* Provided entries:
────

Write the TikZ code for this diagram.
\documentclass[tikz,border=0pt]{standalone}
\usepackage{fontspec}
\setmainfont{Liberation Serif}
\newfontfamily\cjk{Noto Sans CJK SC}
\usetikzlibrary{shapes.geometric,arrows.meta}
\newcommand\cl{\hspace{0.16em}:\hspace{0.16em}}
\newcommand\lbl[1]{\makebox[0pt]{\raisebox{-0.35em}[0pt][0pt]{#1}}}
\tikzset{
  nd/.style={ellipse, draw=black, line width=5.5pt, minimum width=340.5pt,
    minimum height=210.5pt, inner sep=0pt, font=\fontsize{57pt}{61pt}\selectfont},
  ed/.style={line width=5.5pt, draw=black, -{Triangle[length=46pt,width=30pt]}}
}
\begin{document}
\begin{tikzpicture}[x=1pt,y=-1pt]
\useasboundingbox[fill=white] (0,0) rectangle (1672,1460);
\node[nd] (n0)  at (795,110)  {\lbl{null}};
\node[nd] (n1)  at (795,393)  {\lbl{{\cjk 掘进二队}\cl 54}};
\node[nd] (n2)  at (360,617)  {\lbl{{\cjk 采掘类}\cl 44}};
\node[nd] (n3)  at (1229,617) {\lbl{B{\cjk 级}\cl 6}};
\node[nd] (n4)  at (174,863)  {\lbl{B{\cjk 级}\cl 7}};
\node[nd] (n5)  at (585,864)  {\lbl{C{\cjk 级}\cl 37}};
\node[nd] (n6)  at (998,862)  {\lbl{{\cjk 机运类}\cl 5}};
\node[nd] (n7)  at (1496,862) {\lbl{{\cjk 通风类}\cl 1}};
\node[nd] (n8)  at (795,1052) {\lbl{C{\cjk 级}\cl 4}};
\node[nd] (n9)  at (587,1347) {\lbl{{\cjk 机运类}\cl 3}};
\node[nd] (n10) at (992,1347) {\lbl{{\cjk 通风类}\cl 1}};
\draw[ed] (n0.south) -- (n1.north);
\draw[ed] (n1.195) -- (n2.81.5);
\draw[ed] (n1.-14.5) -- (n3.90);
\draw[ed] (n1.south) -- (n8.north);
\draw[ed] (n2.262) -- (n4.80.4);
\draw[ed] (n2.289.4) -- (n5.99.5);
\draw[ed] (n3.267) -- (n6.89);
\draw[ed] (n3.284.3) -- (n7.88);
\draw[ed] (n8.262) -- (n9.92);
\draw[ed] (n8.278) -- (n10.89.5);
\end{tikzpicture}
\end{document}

────

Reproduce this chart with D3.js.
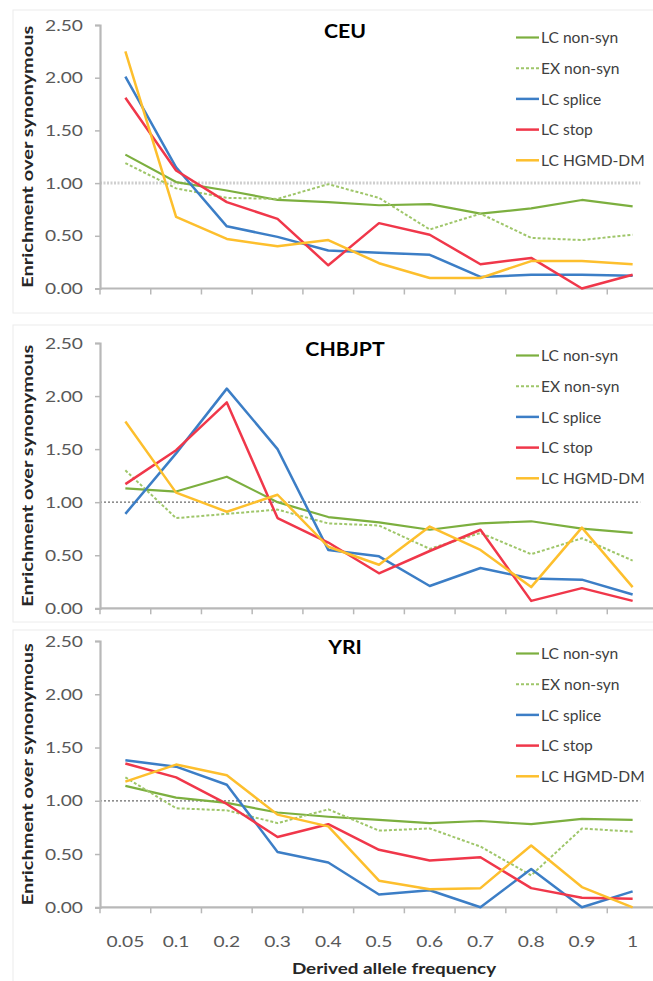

────

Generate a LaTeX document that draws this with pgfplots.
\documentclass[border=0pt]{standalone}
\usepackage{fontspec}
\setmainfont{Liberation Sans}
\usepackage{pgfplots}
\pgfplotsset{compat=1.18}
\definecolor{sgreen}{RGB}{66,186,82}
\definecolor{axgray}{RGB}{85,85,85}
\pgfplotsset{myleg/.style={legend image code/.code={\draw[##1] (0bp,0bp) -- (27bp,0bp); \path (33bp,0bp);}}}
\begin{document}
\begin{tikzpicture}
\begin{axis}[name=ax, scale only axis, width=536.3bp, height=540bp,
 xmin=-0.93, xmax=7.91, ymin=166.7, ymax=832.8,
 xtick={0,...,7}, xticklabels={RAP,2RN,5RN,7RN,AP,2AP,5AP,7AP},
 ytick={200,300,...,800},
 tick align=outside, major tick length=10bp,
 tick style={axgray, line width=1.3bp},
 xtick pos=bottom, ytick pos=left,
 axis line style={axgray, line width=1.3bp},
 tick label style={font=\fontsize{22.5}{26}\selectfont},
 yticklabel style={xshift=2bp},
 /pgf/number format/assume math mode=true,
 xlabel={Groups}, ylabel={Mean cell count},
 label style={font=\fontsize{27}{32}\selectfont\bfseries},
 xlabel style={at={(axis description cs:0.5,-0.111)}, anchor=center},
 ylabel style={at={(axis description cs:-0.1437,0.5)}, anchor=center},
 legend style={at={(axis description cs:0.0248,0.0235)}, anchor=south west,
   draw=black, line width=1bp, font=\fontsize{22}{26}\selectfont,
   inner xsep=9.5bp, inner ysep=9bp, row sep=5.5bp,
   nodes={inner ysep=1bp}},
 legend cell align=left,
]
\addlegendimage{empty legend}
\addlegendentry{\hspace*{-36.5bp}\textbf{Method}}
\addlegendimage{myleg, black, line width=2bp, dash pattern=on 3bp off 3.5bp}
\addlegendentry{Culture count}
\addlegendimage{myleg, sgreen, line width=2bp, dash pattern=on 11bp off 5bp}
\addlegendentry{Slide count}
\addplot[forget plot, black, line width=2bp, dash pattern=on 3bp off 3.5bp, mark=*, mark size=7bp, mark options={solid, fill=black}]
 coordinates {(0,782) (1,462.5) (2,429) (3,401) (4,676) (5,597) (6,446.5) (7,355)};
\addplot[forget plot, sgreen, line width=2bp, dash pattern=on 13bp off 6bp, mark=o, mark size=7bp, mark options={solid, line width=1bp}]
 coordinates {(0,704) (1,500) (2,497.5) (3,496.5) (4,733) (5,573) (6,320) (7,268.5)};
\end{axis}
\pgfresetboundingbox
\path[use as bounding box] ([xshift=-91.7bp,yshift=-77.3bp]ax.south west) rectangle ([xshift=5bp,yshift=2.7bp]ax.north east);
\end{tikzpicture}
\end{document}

────

* Set exercise:
Answer with a single number: the count of lines holding the word "this".

* Task result:
3